# [What you should do]
Scan the lines below; pull out those with "chart".
-- Start of Dataset extract --
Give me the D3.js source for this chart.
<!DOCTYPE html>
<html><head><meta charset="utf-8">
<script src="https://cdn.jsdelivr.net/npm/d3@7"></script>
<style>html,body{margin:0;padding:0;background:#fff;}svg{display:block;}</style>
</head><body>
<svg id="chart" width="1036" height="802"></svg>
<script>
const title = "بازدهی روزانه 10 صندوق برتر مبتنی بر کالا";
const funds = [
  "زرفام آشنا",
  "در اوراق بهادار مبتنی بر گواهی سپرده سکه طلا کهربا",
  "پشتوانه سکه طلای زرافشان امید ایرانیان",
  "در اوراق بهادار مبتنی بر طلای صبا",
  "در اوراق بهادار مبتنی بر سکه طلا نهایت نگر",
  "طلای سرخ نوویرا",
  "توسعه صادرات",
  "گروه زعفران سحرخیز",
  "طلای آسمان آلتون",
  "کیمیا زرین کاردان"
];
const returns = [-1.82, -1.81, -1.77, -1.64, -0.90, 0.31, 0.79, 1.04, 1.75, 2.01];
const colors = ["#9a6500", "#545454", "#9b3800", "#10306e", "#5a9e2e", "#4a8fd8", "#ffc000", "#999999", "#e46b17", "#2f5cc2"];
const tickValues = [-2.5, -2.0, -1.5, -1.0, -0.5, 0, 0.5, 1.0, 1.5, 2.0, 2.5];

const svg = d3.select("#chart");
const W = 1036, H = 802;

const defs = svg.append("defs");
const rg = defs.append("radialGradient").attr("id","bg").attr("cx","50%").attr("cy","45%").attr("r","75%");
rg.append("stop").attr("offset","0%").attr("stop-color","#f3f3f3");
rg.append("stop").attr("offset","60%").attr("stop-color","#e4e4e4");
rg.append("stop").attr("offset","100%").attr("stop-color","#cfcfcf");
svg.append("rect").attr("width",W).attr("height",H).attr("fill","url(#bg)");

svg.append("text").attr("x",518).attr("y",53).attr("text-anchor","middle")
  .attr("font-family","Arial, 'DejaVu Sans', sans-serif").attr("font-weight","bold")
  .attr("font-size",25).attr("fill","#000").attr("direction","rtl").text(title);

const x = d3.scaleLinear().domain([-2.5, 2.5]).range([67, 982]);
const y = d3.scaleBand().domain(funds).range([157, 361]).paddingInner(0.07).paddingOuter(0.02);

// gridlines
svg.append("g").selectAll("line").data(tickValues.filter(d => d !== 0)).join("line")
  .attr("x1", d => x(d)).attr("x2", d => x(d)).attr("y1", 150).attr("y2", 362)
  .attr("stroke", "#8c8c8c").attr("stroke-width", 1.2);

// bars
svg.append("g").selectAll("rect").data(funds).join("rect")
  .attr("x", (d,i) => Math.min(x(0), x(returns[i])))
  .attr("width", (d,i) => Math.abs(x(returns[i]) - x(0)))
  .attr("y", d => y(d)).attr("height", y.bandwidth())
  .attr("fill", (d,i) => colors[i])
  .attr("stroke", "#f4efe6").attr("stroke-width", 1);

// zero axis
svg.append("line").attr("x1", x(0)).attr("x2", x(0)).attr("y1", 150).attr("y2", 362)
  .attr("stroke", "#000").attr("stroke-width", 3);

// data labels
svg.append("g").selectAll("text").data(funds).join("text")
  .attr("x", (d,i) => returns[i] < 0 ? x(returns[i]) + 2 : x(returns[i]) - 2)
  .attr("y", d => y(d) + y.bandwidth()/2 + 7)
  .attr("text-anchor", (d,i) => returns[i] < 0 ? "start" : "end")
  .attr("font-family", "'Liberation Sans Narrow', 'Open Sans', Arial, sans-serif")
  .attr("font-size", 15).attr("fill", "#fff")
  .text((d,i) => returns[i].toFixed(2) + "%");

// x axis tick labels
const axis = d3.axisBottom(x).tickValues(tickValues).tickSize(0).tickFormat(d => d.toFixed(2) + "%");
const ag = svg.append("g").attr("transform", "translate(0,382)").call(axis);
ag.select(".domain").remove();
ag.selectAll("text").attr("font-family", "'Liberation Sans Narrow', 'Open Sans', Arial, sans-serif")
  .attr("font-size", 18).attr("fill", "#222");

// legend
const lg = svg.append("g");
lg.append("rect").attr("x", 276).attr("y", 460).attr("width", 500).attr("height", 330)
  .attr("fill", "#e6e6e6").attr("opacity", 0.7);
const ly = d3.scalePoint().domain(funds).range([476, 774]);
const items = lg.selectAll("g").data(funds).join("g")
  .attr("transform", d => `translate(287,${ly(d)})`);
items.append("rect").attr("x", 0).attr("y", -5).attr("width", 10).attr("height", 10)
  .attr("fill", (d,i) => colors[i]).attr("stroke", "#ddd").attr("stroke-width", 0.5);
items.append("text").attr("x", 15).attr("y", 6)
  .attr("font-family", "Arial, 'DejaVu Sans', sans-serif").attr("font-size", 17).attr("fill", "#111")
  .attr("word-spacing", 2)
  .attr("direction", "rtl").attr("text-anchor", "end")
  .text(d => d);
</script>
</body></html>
-- End of Dataset extract --
# [Output for this task]
Give me the D3.js source for this chart.
<svg id="chart" width="1036" height="802"></svg>
const svg = d3.select("#chart");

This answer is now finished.